Para entender el carácter especial de las relaciones entre Rusia y Alemania es necesario remontarse en el tiempo. Desde el siglo XVIII, el expansionismo ruso y el de la extinta Prusia hicieron que estas entidades chocaran por el control de los territorios ubicados entre ellos y que integran la actual Europa del Este, pero estos espacios de lucha lo fueron también de encuentro: no puede olvidarse que los déspotas ilustrados del Imperio ruso modernizaron las estructuras feudales de sus inmensos do-minios siguiendo estrechamente el ejemplo alemán, ni que las casas reales de Rusia y de los Estados alemanes tienen una intrincada historia de enlaces, cuyo máximo símbolo es Sofía de Anhalt-Zerbst, princesa alemana que gobernó Rusia bajo el nombre de Catalina.
El siglo XIX vio cómo el oriental reino de Prusia se convertía en una poderosa potencia industrial, capaz de vencer de manera humillante al ejército francés en 1871 y de guiar bajo su férula la unificación de una miríada de pequeños Estados en el Imperio alemán. Este fortalecimiento prusiano le llevó a exigir un lugar entre las potencias imperialistas de la época y desembocó en la Primera Guerra Mundial (1914-1918), conflicto que dejó una destrucción material y humana desconocida hasta entonces.

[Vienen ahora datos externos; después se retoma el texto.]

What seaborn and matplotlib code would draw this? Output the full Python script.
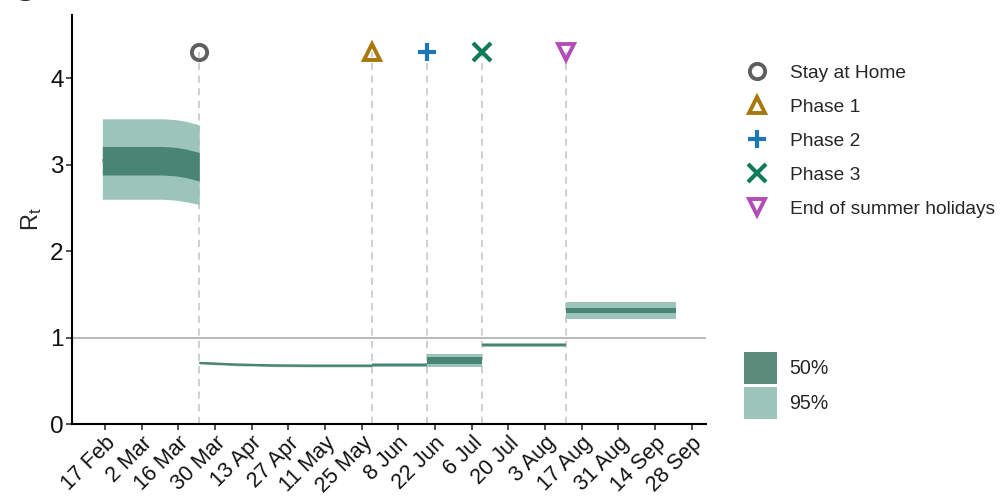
import numpy as np
import pandas as pd
import matplotlib
matplotlib.use('Agg')
import matplotlib.pyplot as plt
import matplotlib.dates as mdates
from matplotlib.patches import Patch
from matplotlib.lines import Line2D
import seaborn as sns

# R_t estimates, one block per policy period (Scotland 2020)
seg1_dates = ['2020-02-16', '2020-03-01', '2020-03-10', '2020-03-15', '2020-03-19', '2020-03-24']
seg1_lo95 = [2.60, 2.60, 2.60, 2.59, 2.57, 2.54]
seg1_lo50 = [2.88, 2.88, 2.88, 2.87, 2.85, 2.81]
seg1_med = [3.05, 3.05, 3.05, 3.04, 3.02, 2.98]
seg1_hi50 = [3.21, 3.21, 3.21, 3.20, 3.18, 3.14]
seg1_hi95 = [3.53, 3.53, 3.53, 3.52, 3.50, 3.46]

seg2_dates = ['2020-03-24', '2020-04-07', '2020-04-21', '2020-05-05', '2020-05-29']
seg2_lo95 = [0.695, 0.675, 0.665, 0.662, 0.662]
seg2_lo50 = [0.702, 0.683, 0.673, 0.670, 0.670]
seg2_med = [0.709, 0.690, 0.680, 0.677, 0.677]
seg2_hi50 = [0.716, 0.697, 0.687, 0.684, 0.684]
seg2_hi95 = [0.723, 0.705, 0.695, 0.692, 0.692]

seg3_dates = ['2020-05-29', '2020-06-19']
seg3_lo95 = [0.655, 0.655]
seg3_lo50 = [0.668, 0.668]
seg3_med = [0.680, 0.680]
seg3_hi50 = [0.692, 0.692]
seg3_hi95 = [0.712, 0.712]

seg4_dates = ['2020-06-19', '2020-07-10']
seg4_lo95 = [0.665, 0.665]
seg4_lo50 = [0.70, 0.70]
seg4_med = [0.735, 0.735]
seg4_hi50 = [0.775, 0.775]
seg4_hi95 = [0.815, 0.815]

seg5_dates = ['2020-07-10', '2020-08-11']
seg5_lo95 = [0.895, 0.895]
seg5_lo50 = [0.908, 0.908]
seg5_med = [0.916, 0.916]
seg5_hi50 = [0.925, 0.925]
seg5_hi95 = [0.94, 0.94]

seg6_dates = ['2020-08-11', '2020-09-09', '2020-09-09', '2020-09-22']
seg6_lo95 = [1.22, 1.22, 1.22, 1.22]
seg6_lo50 = [1.285, 1.285, 1.28, 1.28]
seg6_med = [1.318, 1.318, 1.312, 1.312]
seg6_hi50 = [1.348, 1.348, 1.342, 1.342]
seg6_hi95 = [1.41, 1.41, 1.41, 1.41]

segments = [
    (seg1_dates, seg1_lo95, seg1_lo50, seg1_med, seg1_hi50, seg1_hi95),
    (seg2_dates, seg2_lo95, seg2_lo50, seg2_med, seg2_hi50, seg2_hi95),
    (seg3_dates, seg3_lo95, seg3_lo50, seg3_med, seg3_hi50, seg3_hi95),
    (seg4_dates, seg4_lo95, seg4_lo50, seg4_med, seg4_hi50, seg4_hi95),
    (seg5_dates, seg5_lo95, seg5_lo50, seg5_med, seg5_hi50, seg5_hi95),
    (seg6_dates, seg6_lo95, seg6_lo50, seg6_med, seg6_hi50, seg6_hi95),
]

event_names = ['Stay at Home', 'Phase 1', 'Phase 2', 'Phase 3', 'End of summer holidays']
event_dates = ['2020-03-24', '2020-05-29', '2020-06-19', '2020-07-10', '2020-08-11']
event_markers = ['o', '^', '+', 'x', 'v']
event_colors = ['#5f5f5f', '#a8780a', '#1f77b4', '#0f7b58', '#b14db4']
event_y = 4.3

tick_dates = pd.date_range('2020-02-17', '2020-09-28', freq='14D')

col95 = '#9dc4b9'
col50 = '#4a8474'
col50_leg = '#5b8a7b'

sns.set_theme(style='ticks')
plt.rcParams['font.family'] = ['Liberation Sans', 'DejaVu Sans']
plt.rcParams['mathtext.default'] = 'regular'

fig = plt.figure(figsize=(10, 4.99), dpi=100)
ax = fig.add_axes([0.072, 0.150, 0.634, 0.820])

ax.axhline(1, color='#b3b3b3', lw=1.3, zorder=1)

for d, lo95, lo50, med, hi50, hi95 in segments:
    df = pd.DataFrame({'date': pd.to_datetime(d), 'lo95': lo95, 'lo50': lo50,
                       'med': med, 'hi50': hi50, 'hi95': hi95})
    ax.fill_between(df['date'], df['lo95'], df['hi95'], color=col95, lw=0, zorder=2)
    sns.lineplot(data=df, x='date', y='med', ax=ax, color=col50, lw=1.5,
                 legend=False, zorder=2.5, solid_capstyle='butt')
    ax.fill_between(df['date'], df['lo50'], df['hi50'], color=col50, lw=0, zorder=3)

for name, d, m, c in zip(event_names, event_dates, event_markers, event_colors):
    dt = pd.Timestamp(d)
    ax.plot([dt, dt], [0, event_y], color='#cccccc', lw=1.3, ls=(0, (4, 3)), zorder=1)
    if m in ['+', 'x']:
        ax.plot(dt, event_y, marker=m, color=c, ms=13, mew=3.0, ls='none', zorder=5)
    else:
        ax.plot(dt, event_y, marker=m, mfc='none', mec=c, ms=11, mew=2.8,
                ls='none', zorder=5)

ax.set_xlim(pd.Timestamp('2020-02-04 10:00'), pd.Timestamp('2020-10-03 12:00'))
ax.set_ylim(0, 4.73)
ax.set_xticks(tick_dates)
ax.xaxis.set_major_formatter(mdates.DateFormatter('%-d %b'))
ax.set_yticks([0, 1, 2, 3, 4])
ax.tick_params(axis='y', labelsize=17.5, length=4, width=1.2, color='#333333', pad=2,
               labelcolor='#111111')
ax.tick_params(axis='x', labelsize=15.5, length=4, width=1.2, color='#333333', pad=2,
               labelcolor='#111111')
for lab in ax.get_xticklabels():
    lab.set_rotation(45)
    lab.set_ha('right')
    lab.set_rotation_mode('anchor')
ax.set_xlabel('')
ax.set_ylabel('R$_t$', fontsize=17, labelpad=4)
for s in ['top', 'right']:
    ax.spines[s].set_visible(False)
for s in ['left', 'bottom']:
    ax.spines[s].set_linewidth(1.5)
    ax.spines[s].set_color('black')

ev_handles = []
for name, m, c in zip(event_names, event_markers, event_colors):
    if m in ['+', 'x']:
        h = Line2D([], [], marker=m, color=c, ms=13, mew=3.0, ls='none')
    else:
        h = Line2D([], [], marker=m, mfc='none', mec=c, ms=11, mew=2.8, ls='none')
    ev_handles.append(h)
leg1 = fig.legend(ev_handles, event_names, loc='upper left', bbox_to_anchor=(0.738, 0.886),
                  frameon=False, fontsize=13.8, handlelength=1.2, handletextpad=1.1,
                  labelspacing=0.86, borderaxespad=0)

ci_handles = [Patch(facecolor=col50_leg, edgecolor='none'), Patch(facecolor=col95, edgecolor='none')]
leg2 = fig.legend(ci_handles, ['50%', '95%'], loc='upper left', bbox_to_anchor=(0.736, 0.310),
                  frameon=False, fontsize=14.1, handlelength=1.7, handleheight=2.15,
                  handletextpad=0.6, labelspacing=0.12, borderaxespad=0)

fig.text(0.018, 1.009, 'g', fontsize=18, fontweight='bold', family='DejaVu Serif',
         va='baseline')

fig.savefig('out.png', dpi=100)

En el curso de la contienda, el descontento del pueblo y los soldados rusos ante las derrotas y la carestía generalizada –entre otros factores– detonaron la Revolución de 1917, y el temor de Occidente a la extensión del socialismo precipitó el armisticio de 1918, el cual permitió a Alemania salir de la guerra que había iniciado con sus ciudades relativamente intactas. La crisis económica y el ánimo de revancha fueron el fermento del que surgió la ideología nacionalsocialista y que auparon al poder a Hitler, cuyo régimen contó con las simpatías de gobiernos y empresas occidentales para los que el enemigo a vencer no era el nazismo, sino el comunismo.
La obsesión hitleriana con la aniquilación del modelo de inspiración marxista llevó a Alemania a lanzar la Operación Barbarroja, la mayor campaña militar de la historia, en la que tres millones de soldados invadieron la Unión Soviética y asesinaron o causaron en forma indirecta la muerte de 27 millones de personas antes de ser derrotadas por el Ejército Rojo. Por más que la propaganda de occidente se empeñe en presentar la caída del nazismo como una hazaña estadunidense y europea, no puede olvidarse que 80 por ciento de todas las bajas alemanas se dieron en el frente oriental, y el bloque soviético fue el que sufrió la mayor devastación bajo las tropas del Tercer Reich.
No fue la casualidad, sino el recuerdo de esa traumática historia, lo que guió la autolimitación alemana en el despliegue de su industria armamentística –pese a lo cual es el cuarto mayor exportador de armas del mundo– y de sus capacidades militares durante décadas. Cabe esperar que las decisiones del canciller Scholz signifiquen un paréntesis y no un viraje definitivo en esa contención, pues a nadie conviene un crecimiento del armamentismo y de la propensión a usar la violencia para dirimir diferencias.